Философию можно определить и так: философия есть такое занятие, такое мышление о предметах, любых (это могут быть предметы физической науки, проблемы нравственности, эстетики, социальные проблемы и т. п.), когда они рассматриваются под углом зрения конечной цели истории и мироздания. Сейчас я расшифрую, что это значит. Конечный смысл мироздания или конечный смысл истории является частью человеческого предназначения. А человеческое предназначение есть следующее: исполниться в качестве Человека. Стать Человеком.
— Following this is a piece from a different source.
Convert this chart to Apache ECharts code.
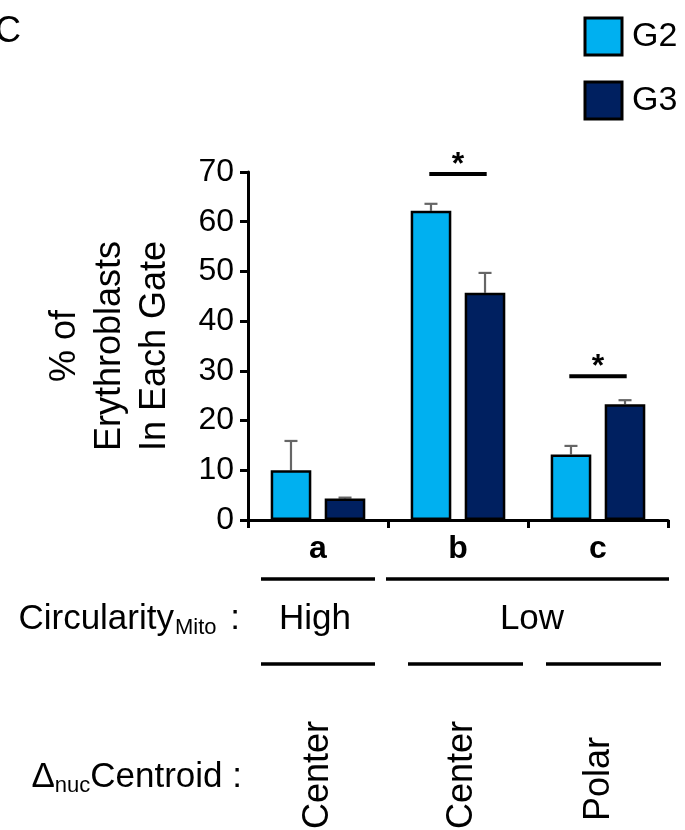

Теперь я выражусь иначе. Предназначение человека состоит в том, чтобы исполниться по образу и подобию Божьему. Образ и подобие Божье — это символ, соотнесен но с которым человек исполняется в качестве Человека. Сейчас я поясню, что значит этот символ, поскольку в этой сложной фразе я ввел в определение человеческого предназначения метафизический оттенок, то есть какое-то сверхопытное представление, в данном случае — Бога. Но на самом деле я говорю о простой вещи. А именно: человек не создан природой и эволюцией. Человек создается. Непрерывно, снова и снова создается. Создается в истории, с участием его самого, его индивидуальных усилий. И вот эта его непрерывная создаваемость и задана для него в зеркальном отражении самого себя символом "образ и подобие Божье". То есть Человек есть такое существо, возникновение которого непрерывно возобновляется. С каждым индивидуумом и в каждом индивидууме.

Философию можно определить и как бы тавтологически, по примеру физики. Физика — это то, чем занимаются физики. И философия — это то, о чем можно говорить на языке философии и чем занимаются философы.

Мне кажется существенной такая связка. Фактически я говорю, что целью философии является сама философия (я имею в виду "реальную философию" как конструктивный элемент режима, в каком может осуществляться жизнь нашего сознания). Так же, как уже сказано, что цель поэзии — сама поэзия. Поэзия избирает средства, которыми можно открывать и эксплицировать поэтичность. Она существует независимо от языка. Так же и реальная философия существует, и люди, сами не зная, ею занимаются — независимо от удач или неудач, независимо от уровня их философского языка. Но когда этот уровень есть и что-то мыслится по его законам, то тогда "реальная философия" и "философия учений" как бы соединены в одном человеке. В философе. Соотнесенность с изначальным жизненным смыслом у великих философов всегда существует. И даже на поверхностном уровне текста. (Она может затмеваться в университетской или академической философии, которая занята в первую очередь передачей традиции и языка этой традиции — там этот изначальный смысл может выветриваться.) Язык великих понятен, и человек обычный, не философ, может в отвлеченных понятиях, которые философы строят по необходимости языка, узнать их изначальный жизненный смысл. И тем самым в языке философа узнать самого себя, свои состояния, свои проблемы и свои испытания.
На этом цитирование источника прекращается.